The experience I’ve noted above is not an isolated one. Everywhere we have traveled around the globe, people have extended warmth, kindness, and generosity. This was even before Pookster was in the picture. I’ve found that with a little smile, even with a language barrier, people generally are kind and always willing to help. I used to tell my cousin this, but it would always fall on deaf ears. “It’s because you’re a girl,” he’d always retort. Maybe. But Chris isn’t…?

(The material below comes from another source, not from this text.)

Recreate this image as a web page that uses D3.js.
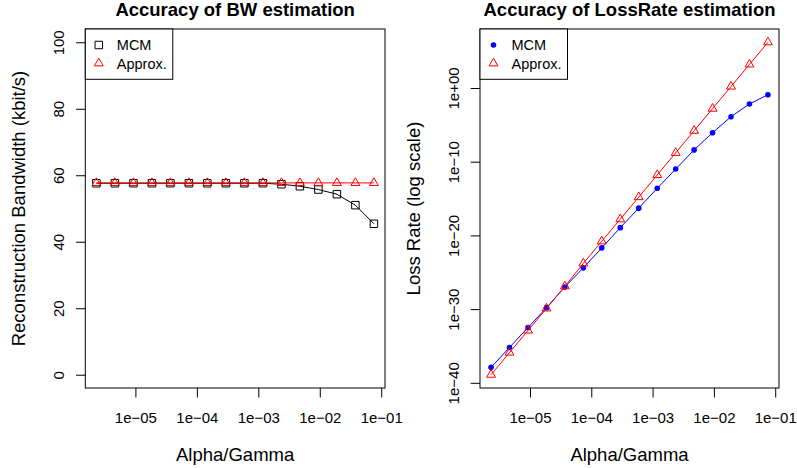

Americans get made fun of as international travelers for always smiling — “You always know someone’s an American because they smile so much,” some Europeans have noted. But you know what? A smile is going to get you farther than a straight face or a scowl; it is a quick way of indicating good intentions. And a smile transcends languages and cultures. So it’s best to smile and have a good disposition: it won’t cost you anything, and chances are that more cases than not, it will get you a smile back. And we’d all be happier and less stressed if we were surrounded by more smiles.